*Task objective:*
Make an exact copy of all the material below, apart from the pictures.

====== Information supplied

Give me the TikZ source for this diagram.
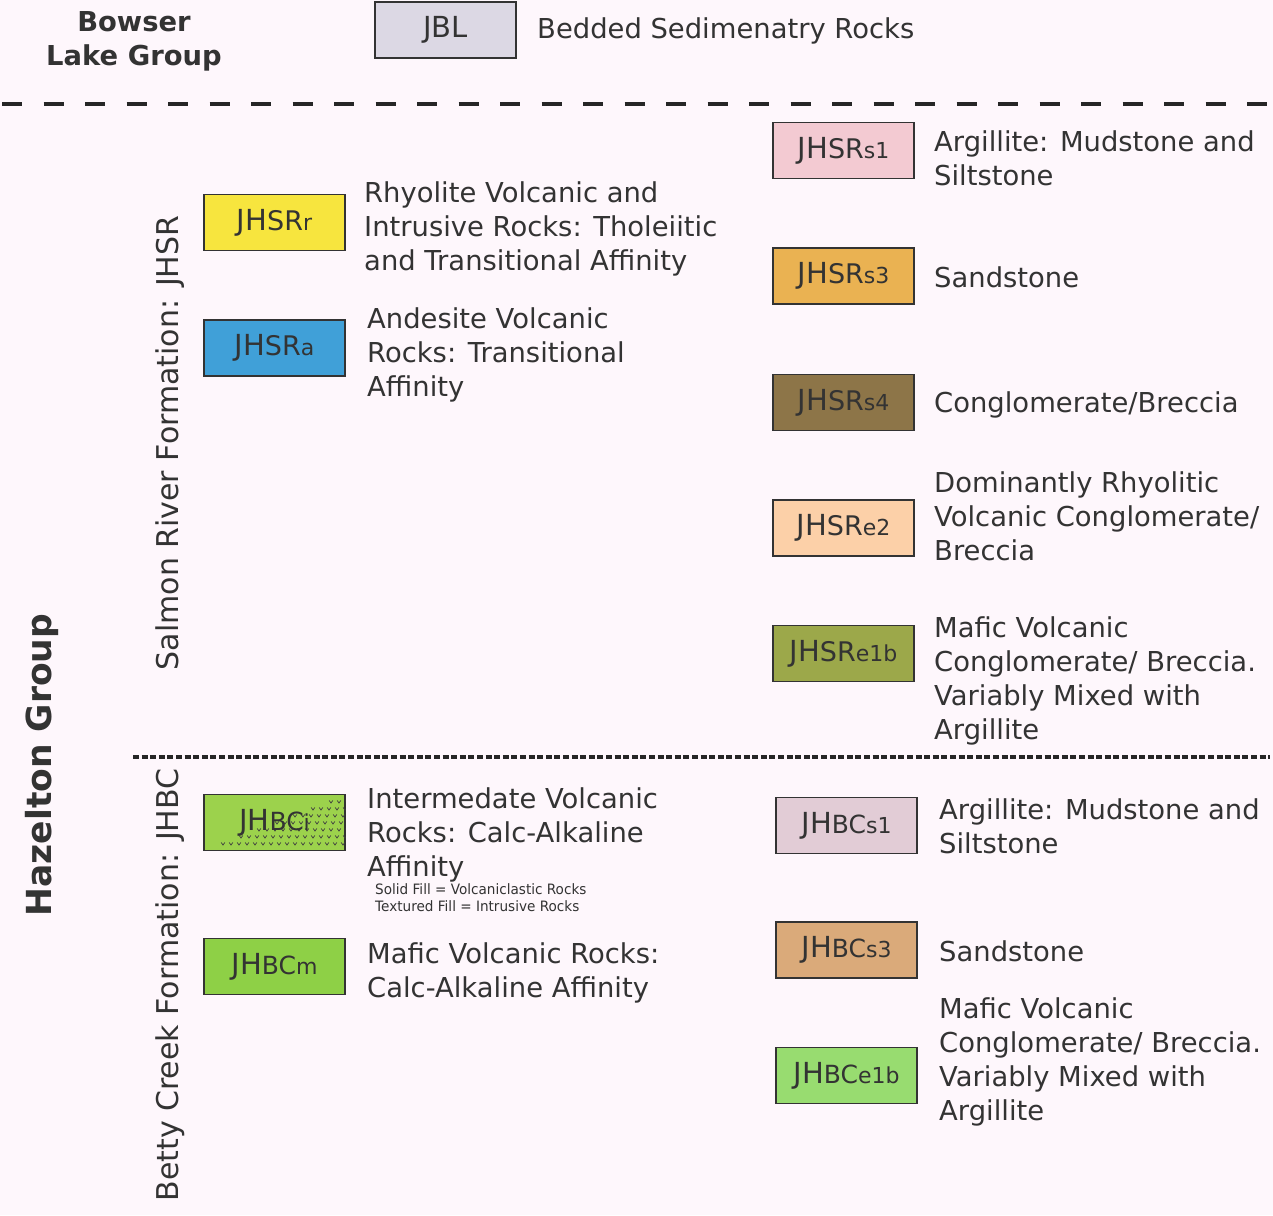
\documentclass[tikz,border=0pt]{standalone}
\usepackage{fontspec}
\setmainfont{DejaVu Sans}
\begin{document}
\begin{tikzpicture}[x=1pt,y=-1pt,
  box/.style={draw=black!80, line width=1.3pt, minimum width=141, minimum height=56, inner sep=0pt, text=black!80, font=\fontsize{29}{32}\selectfont},
  desc/.style={anchor=west, align=left, inner sep=0pt, text=black!80, font=\fontsize{27.4}{34}\selectfont},
  grp/.style={text=black!80, font=\bfseries\fontsize{27.4}{34}\selectfont, align=center},
  form/.style={rotate=90, text=black!80, font=\fontsize{30}{34}\selectfont, inner sep=0pt}]
\fill[white!97!magenta] (0,0) rectangle (1273,1215);
\useasboundingbox (0,0) rectangle (1273,1215);
% Bowser Lake
\node[grp] (bow) at (134,41) {Bowser\\Lake Group};
\node[box, fill={rgb,255:red,220;green,216;blue,228}] (jbl) at (445.5,30) {JBL};
\node[desc] (jbld) at (537,31) {Bedded Sedimenatry Rocks};
\coordinate (d1a) at (2,104); \coordinate (d1b) at (1273,104);
\draw[line width=4pt, black!85, dash pattern=on 20pt off 21.5pt] (d1a) -- (d1b);
% group labels
\node[rotate=90, text=black!80, font=\bfseries\fontsize{34.5}{40}\selectfont] (haz) at (42,765) {Hazelton Group};
\node[form] (sr) at (170,443) {Salmon River Formation: JHSR};
\node[form] (bc) at (170,985) {Betty Creek Formation: JHBC};
\coordinate (d2a) at (133,757); \coordinate (d2b) at (1270,757);
\draw[line width=4pt, black!85, dash pattern=on 6pt off 2.6pt] (d2a) -- (d2b);
% left column, Salmon River
\node[box, fill={rgb,255:red,247;green,229;blue,62}] (r) at (274.5,222.5) {JH{\fontsize{27}{30}\selectfont SR}{\fontsize{22}{26}\selectfont r}};
\node[desc] (rd) at (364,228.5) {Rhyolite Volcanic and\\Intrusive Rocks: Tholeiitic\\and Transitional Affinity};
\node[box, fill={rgb,255:red,64;green,160;blue,216}] (a) at (274.5,348) {JH{\fontsize{27}{30}\selectfont SR}{\fontsize{22}{26}\selectfont a}};
\node[desc] (ad) at (367,355) {Andesite Volcanic\\Rocks: Transitional\\Affinity};
% right column, Salmon River
\node[box, fill={rgb,255:red,243;green,202;blue,210}] (s1) at (843.5,150.5) {JH{\fontsize{27}{30}\selectfont SR}{\fontsize{22}{26}\selectfont s1}};
\node[desc] (s1d) at (934,158.5) {Argillite: Mudstone and\\Siltstone};
\node[box, fill={rgb,255:red,234;green,178;blue,82}] (s3) at (843.5,276) {JH{\fontsize{27}{30}\selectfont SR}{\fontsize{22}{26}\selectfont s3}};
\node[desc] (s3d) at (934,277.5) {Sandstone};
\node[box, fill={rgb,255:red,141;green,117;blue,72}] (s4) at (843.5,402.5) {JH{\fontsize{27}{30}\selectfont SR}{\fontsize{22}{26}\selectfont s4}};
\node[desc] (s4d) at (934,404.5) {Conglomerate/Breccia};
\node[box, fill={rgb,255:red,252;green,208;blue,168}] (e2) at (843.5,528) {JH{\fontsize{27}{30}\selectfont SR}{\fontsize{22}{26}\selectfont e2}};
\node[desc] (e2d) at (934,516.5) {Dominantly Rhyolitic\\Volcanic Conglomerate/\\Breccia};
\node[box, fill={rgb,255:red,156;green,168;blue,74}] (e1b) at (843.5,653.5) {JH{\fontsize{27}{30}\selectfont SR}{\fontsize{22}{26}\selectfont e1b}};
\node[desc] (e1bd) at (934,680.5) {Mafic Volcanic\\Conglomerate/ Breccia.\\Variably Mixed with\\Argillite};
% left column, Betty Creek
\node[box, fill={rgb,255:red,156;green,210;blue,76}] (ci) at (274.5,822.5) {};
\begin{scope}
\clip (ci.south west) rectangle (ci.north east);
\foreach \yy [count=\k] in {844,837,830,823,816,809,802} {
  \pgfmathsetmacro{\xs}{205+\k*18}
  \foreach \j in {0,...,18} {
    \pgfmathsetmacro{\xx}{\xs+8*\j}
    \draw[black!75, line width=0.7pt] (\xx-1.8,\yy-1.5) -- (\xx,\yy+1) -- (\xx+1.8,\yy-1.5);
  }
}
\end{scope}
\node[text=black!80, font=\fontsize{29}{32}\selectfont] (cil) at (ci) {JH{\fontsize{25}{28}\selectfont BC}{\fontsize{22}{26}\selectfont i}};
\node[desc] (cid) at (367,834.5) {Intermedate Volcanic\\Rocks: Calc-Alkaline\\Affinity};
\node[anchor=north west, align=left, inner sep=0pt, text=black!80, font=\fontsize{14.3}{17}\selectfont\addfontfeature{FakeStretch=0.95}] (note) at (375,883) {Solid Fill = Volcaniclastic Rocks\\Textured Fill = Intrusive Rocks};
\node[box, fill={rgb,255:red,142;green,208;blue,70}] (cm) at (274.5,966.5) {JH{\fontsize{25}{28}\selectfont BC}{\fontsize{22}{26}\selectfont m}};
\node[desc] (cmd) at (367,973) {Mafic Volcanic Rocks:\\Calc-Alkaline Affinity};
% right column, Betty Creek
\node[box, fill={rgb,255:red,226;green,204;blue,214}] (b1) at (846.5,825.5) {JH{\fontsize{25}{28}\selectfont BC}{\fontsize{22}{26}\selectfont s1}};
\node[desc] (b1d) at (939,826) {Argillite: Mudstone and\\Siltstone};
\node[box, fill={rgb,255:red,218;green,170;blue,122}] (b3) at (846.5,950) {JH{\fontsize{25}{28}\selectfont BC}{\fontsize{22}{26}\selectfont s3}};
\node[desc] (b3d) at (939,951.5) {Sandstone};
\node[box, fill={rgb,255:red,152;green,220;blue,112}] (b1b) at (846.5,1075.5) {JH{\fontsize{25}{28}\selectfont BC}{\fontsize{22}{26}\selectfont e1b}};
\node[desc] (b1bd) at (939,1062) {Mafic Volcanic\\Conglomerate/ Breccia.\\Variably Mixed with\\Argillite};
\end{tikzpicture}
\end{document}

============

*The reply:*
Give me the TikZ source for this diagram.
\documentclass[tikz,border=0pt]{standalone}
\usepackage{fontspec}
\setmainfont{DejaVu Sans}
\begin{document}
\begin{tikzpicture}[x=1pt,y=-1pt,
  box/.style={draw=black!80, line width=1.3pt, minimum width=141, minimum height=56, inner sep=0pt, text=black!80, font=\fontsize{29}{32}\selectfont},
  desc/.style={anchor=west, align=left, inner sep=0pt, text=black!80, font=\fontsize{27.4}{34}\selectfont},
  grp/.style={text=black!80, font=\bfseries\fontsize{27.4}{34}\selectfont, align=center},
  form/.style={rotate=90, text=black!80, font=\fontsize{30}{34}\selectfont, inner sep=0pt}]
\fill[white!97!magenta] (0,0) rectangle (1273,1215);
\useasboundingbox (0,0) rectangle (1273,1215);
% Bowser Lake
\node[grp] (bow) at (134,41) {Bowser\\Lake Group};
\node[box, fill={rgb,255:red,220;green,216;blue,228}] (jbl) at (445.5,30) {JBL};
\node[desc] (jbld) at (537,31) {Bedded Sedimenatry Rocks};
\coordinate (d1a) at (2,104); \coordinate (d1b) at (1273,104);
\draw[line width=4pt, black!85, dash pattern=on 20pt off 21.5pt] (d1a) -- (d1b);
% group labels
\node[rotate=90, text=black!80, font=\bfseries\fontsize{34.5}{40}\selectfont] (haz) at (42,765) {Hazelton Group};
\node[form] (sr) at (170,443) {Salmon River Formation: JHSR};
\node[form] (bc) at (170,985) {Betty Creek Formation: JHBC};
\coordinate (d2a) at (133,757); \coordinate (d2b) at (1270,757);
\draw[line width=4pt, black!85, dash pattern=on 6pt off 2.6pt] (d2a) -- (d2b);
% left column, Salmon River
\node[box, fill={rgb,255:red,247;green,229;blue,62}] (r) at (274.5,222.5) {JH{\fontsize{27}{30}\selectfont SR}{\fontsize{22}{26}\selectfont r}};
\node[desc] (rd) at (364,228.5) {Rhyolite Volcanic and\\Intrusive Rocks: Tholeiitic\\and Transitional Affinity};
\node[box, fill={rgb,255:red,64;green,160;blue,216}] (a) at (274.5,348) {JH{\fontsize{27}{30}\selectfont SR}{\fontsize{22}{26}\selectfont a}};
\node[desc] (ad) at (367,355) {Andesite Volcanic\\Rocks: Transitional\\Affinity};
% right column, Salmon River
\node[box, fill={rgb,255:red,243;green,202;blue,210}] (s1) at (843.5,150.5) {JH{\fontsize{27}{30}\selectfont SR}{\fontsize{22}{26}\selectfont s1}};
\node[desc] (s1d) at (934,158.5) {Argillite: Mudstone and\\Siltstone};
\node[box, fill={rgb,255:red,234;green,178;blue,82}] (s3) at (843.5,276) {JH{\fontsize{27}{30}\selectfont SR}{\fontsize{22}{26}\selectfont s3}};
\node[desc] (s3d) at (934,277.5) {Sandstone};
\node[box, fill={rgb,255:red,141;green,117;blue,72}] (s4) at (843.5,402.5) {JH{\fontsize{27}{30}\selectfont SR}{\fontsize{22}{26}\selectfont s4}};
\node[desc] (s4d) at (934,404.5) {Conglomerate/Breccia};
\node[box, fill={rgb,255:red,252;green,208;blue,168}] (e2) at (843.5,528) {JH{\fontsize{27}{30}\selectfont SR}{\fontsize{22}{26}\selectfont e2}};
\node[desc] (e2d) at (934,516.5) {Dominantly Rhyolitic\\Volcanic Conglomerate/\\Breccia};
\node[box, fill={rgb,255:red,156;green,168;blue,74}] (e1b) at (843.5,653.5) {JH{\fontsize{27}{30}\selectfont SR}{\fontsize{22}{26}\selectfont e1b}};
\node[desc] (e1bd) at (934,680.5) {Mafic Volcanic\\Conglomerate/ Breccia.\\Variably Mixed with\\Argillite};
% left column, Betty Creek
\node[box, fill={rgb,255:red,156;green,210;blue,76}] (ci) at (274.5,822.5) {};
\begin{scope}
\clip (ci.south west) rectangle (ci.north east);
\foreach \yy [count=\k] in {844,837,830,823,816,809,802} {
  \pgfmathsetmacro{\xs}{205+\k*18}
  \foreach \j in {0,...,18} {
    \pgfmathsetmacro{\xx}{\xs+8*\j}
    \draw[black!75, line width=0.7pt] (\xx-1.8,\yy-1.5) -- (\xx,\yy+1) -- (\xx+1.8,\yy-1.5);
  }
}
\end{scope}
\node[text=black!80, font=\fontsize{29}{32}\selectfont] (cil) at (ci) {JH{\fontsize{25}{28}\selectfont BC}{\fontsize{22}{26}\selectfont i}};
\node[desc] (cid) at (367,834.5) {Intermedate Volcanic\\Rocks: Calc-Alkaline\\Affinity};
\node[anchor=north west, align=left, inner sep=0pt, text=black!80, font=\fontsize{14.3}{17}\selectfont\addfontfeature{FakeStretch=0.95}] (note) at (375,883) {Solid Fill = Volcaniclastic Rocks\\Textured Fill = Intrusive Rocks};
\node[box, fill={rgb,255:red,142;green,208;blue,70}] (cm) at (274.5,966.5) {JH{\fontsize{25}{28}\selectfont BC}{\fontsize{22}{26}\selectfont m}};
\node[desc] (cmd) at (367,973) {Mafic Volcanic Rocks:\\Calc-Alkaline Affinity};
% right column, Betty Creek
\node[box, fill={rgb,255:red,226;green,204;blue,214}] (b1) at (846.5,825.5) {JH{\fontsize{25}{28}\selectfont BC}{\fontsize{22}{26}\selectfont s1}};
\node[desc] (b1d) at (939,826) {Argillite: Mudstone and\\Siltstone};
\node[box, fill={rgb,255:red,218;green,170;blue,122}] (b3) at (846.5,950) {JH{\fontsize{25}{28}\selectfont BC}{\fontsize{22}{26}\selectfont s3}};
\node[desc] (b3d) at (939,951.5) {Sandstone};
\node[box, fill={rgb,255:red,152;green,220;blue,112}] (b1b) at (846.5,1075.5) {JH{\fontsize{25}{28}\selectfont BC}{\fontsize{22}{26}\selectfont e1b}};
\node[desc] (b1bd) at (939,1062) {Mafic Volcanic\\Conglomerate/ Breccia.\\Variably Mixed with\\Argillite};
\end{tikzpicture}
\end{document}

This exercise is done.